Currently, Philadelphia charges 3 percent on top of the state levy, resulting in what is said to be the highest transfer tax of any major U.S. city. It's at least the highest among the 10 most populous U.S. cities, an Inquirer comparison showed.

In June, City Council voted to raise the transfer tax by an additional 0.1 percent effective Jan. 1, to help fund home repairs for low- and middle-income residents, among other housing-preservation initiatives.

Some say boosting the already-high tax could encourage even more avoidance, which would be a net negative for public coffers.

"The transfer tax in Philadelphia is so high that people look for ways around it," said real estate broker and investor Allan Domb, who was elected to an at-large Council seat last year. "I think it would be revenue-neutral or revenue-gaining to lower this tax."

Taubenberger said his legislation could clear the way for lowering the tax if it brought in enough new revenue to offset a reduction.

One part of the councilman’s bill takes aim at the practice of structuring deals so the transfer tax is paid against a property's assessed value, which is often much lower than its actual purchase price.

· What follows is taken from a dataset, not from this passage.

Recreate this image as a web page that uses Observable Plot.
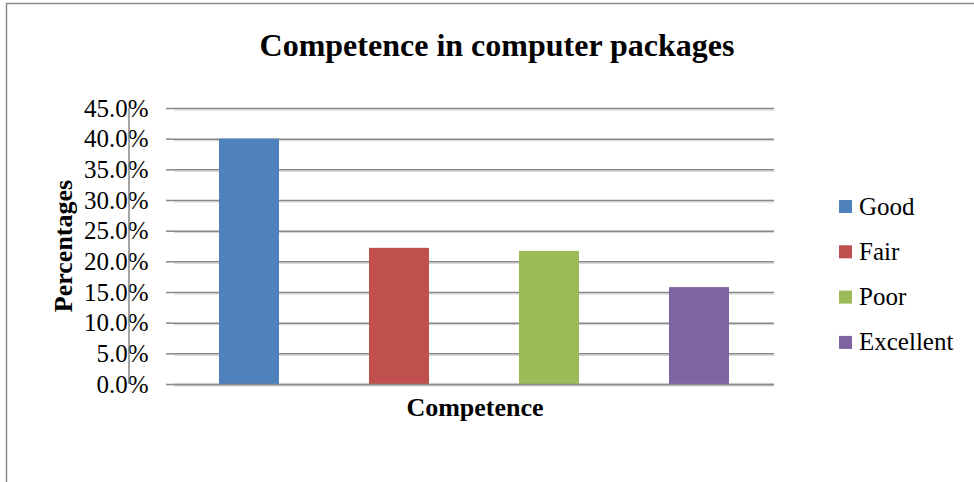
<!DOCTYPE html>
<html>
<head>
<meta charset="utf-8">
<script src="https://cdn.jsdelivr.net/npm/d3@7"></script>
<script src="https://cdn.jsdelivr.net/npm/@observablehq/plot@0.6"></script>
<style>
  html, body { margin: 0; padding: 0; background: #fff; }
  #chart svg { display: block; }
</style>
</head>
<body>
<div id="chart"></div>
<script>
// Competence levels, their share of respondents (%) and series colours
const categories = ["Good", "Fair", "Poor", "Excellent"];
const values = [40.0, 22.2, 21.7, 15.8];
const colors = ["#4f81bd", "#c0504d", "#9bbb59", "#8064a2"];
const yTicks = [0, 5, 10, 15, 20, 25, 30, 35, 40, 45];

const titleText = "Competence in computer packages";
const xLabel = "Competence";
const yLabel = "Percentages";

const data = categories.map((c, i) => ({ category: c, value: values[i] }));

const serif = "'Liberation Serif', 'Times New Roman', serif";
const gridColor = "#878787";

const chart = Plot.plot({
  width: 974,
  height: 482,
  marginLeft: 174,
  marginRight: 200,
  marginTop: 108,
  marginBottom: 98,
  style: { fontFamily: serif, fontSize: "25px", color: "#000", background: "#fff" },
  x: { domain: categories, paddingInner: 0.6, paddingOuter: 0.3, axis: null },
  y: { domain: [0, 45], axis: null },
  color: { domain: categories, range: colors },
  marks: [
    // horizontal gridlines with a faint shadow line below
    Plot.ruleY(yTicks, { stroke: "#d0d0d0", strokeWidth: 1, dy: 1.5 }),
    Plot.ruleY(yTicks, { stroke: gridColor, strokeWidth: 1.5 }),
    Plot.axisY({
      ticks: yTicks,
      tickSize: 8,
      tickPadding: 18,
      stroke: gridColor,
      strokeWidth: 1.5,
      tickFormat: d => d.toFixed(1) + "%",
      label: null,
      fontSize: 25,
      fill: "#000"
    }),
    Plot.barY(data, { x: "category", y: "value", fill: "category" }),
    Plot.ruleY([0], { stroke: gridColor, strokeWidth: 1.5 })
  ]
});

document.getElementById("chart").appendChild(chart);

const svg = d3.select(chart);
const xScale = chart.scale("x");
const yRange = chart.scale("y").range;
const plotLeft = Math.min(...xScale.range) - xScale.step * 0.3;
const plotTop = Math.min(...yRange);
const plotBottom = Math.max(...yRange);

// vertical value-axis line
svg.append("line")
  .attr("x1", plotLeft).attr("x2", plotLeft)
  .attr("y1", plotTop).attr("y2", plotBottom)
  .attr("stroke", gridColor).attr("stroke-width", 1.5);

// outer chart-area border (extends past the right and bottom edges)
svg.append("rect")
  .attr("x", 6.5).attr("y", 3.5)
  .attr("width", 1200).attr("height", 1200)
  .attr("fill", "none")
  .attr("stroke", "#8a8a8a").attr("stroke-width", 1.5);

// title
svg.append("text")
  .attr("x", 497).attr("y", 56)
  .attr("text-anchor", "middle")
  .attr("font-family", serif).attr("font-weight", "bold").attr("font-size", 32)
  .attr("fill", "#000")
  .text(titleText);

// x-axis title
svg.append("text")
  .attr("x", 475).attr("y", 416)
  .attr("text-anchor", "middle")
  .attr("font-family", serif).attr("font-weight", "bold").attr("font-size", 26)
  .attr("fill", "#000")
  .text(xLabel);

// y-axis title
svg.append("text")
  .attr("transform", "translate(72,246) rotate(-90)")
  .attr("text-anchor", "middle")
  .attr("font-family", serif).attr("font-weight", "bold").attr("font-size", 26)
  .attr("fill", "#000")
  .text(yLabel);

// legend
const legend = svg.append("g")
  .attr("font-family", serif).attr("font-size", 25)
  .attr("text-anchor", "start");
const rows = legend.selectAll("g").data(categories).join("g")
  .attr("transform", (d, i) => `translate(839, ${206.5 + i * 45.3})`);
rows.append("rect")
  .attr("x", 0).attr("y", -6.5).attr("width", 13).attr("height", 13)
  .attr("fill", (d, i) => colors[i]);
rows.append("text")
  .attr("x", 20).attr("y", 0).attr("dy", "0.32em")
  .attr("text-anchor", "start")
  .attr("fill", "#000")
  .text(d => d);
</script>
</body>
</html>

Big commercial property owners can do this because they generally don’t directly own their real estate, instead setting up special subsidiary companies to hold it for them.

By buying and selling those property-owning subsidiaries, rather than the properties themselves, they’ve been able to avoid filing deeds that document actual purchase prices, leaving tax collectors to rely on assessed values.

Taubenberger’s legislation would end this practice by having the city assess the transfer tax on the actual amount paid for the corporate entity, rather than the value of the real estate.

The legislation also cracks down on so-called 89-11 transactions, in which the transfer tax is avoided by having sellers retain a stake of 11 percent or more in a property for four years or longer, so no deed is recorded at the time of sale and no tax is paid.

Under Taubenberger’s bill, sellers would have to retain a stake of more than 25 percent in a property, and hold it for more than six years.

If passed, the legislation would make that strategy less useful in many commercial deals, though it is already seldom deployed because it keeps sellers locked into investments longer than they might like, said Kevin Greenberg, an attorney with the Philadelphia firm Flaster/Greenberg who specializes in corporate and real estate law.

But the provision calling for payment against actual purchase prices will be harder for officials to enforce, Greenberg said.

"Buyers and sellers who are dedicated enough to an aggressive tax-driven structuring will likely find another strategy to try to navigate the new language, whatever that ends up being," he said.

The bill was introduced with eight cosponsors in addition to Taubenberger, including Council President Darrell L. Clarke and Councilwoman Jannie L. Blackwell, who chairs the Finance Committee, where the legislation is expected to be sent first for consideration.

City spokesman Mike Dunn said the Kenney administration worked closely with Council members on the bill and supports "closing these loopholes."

Domb called the legislation an "excellent bill aimed at making government more efficient," but he said a better solution would be to reassess the city's commercial properties so their value on city tax rolls is closer to their actual worth.

"That's the elephant in the room," Domb said.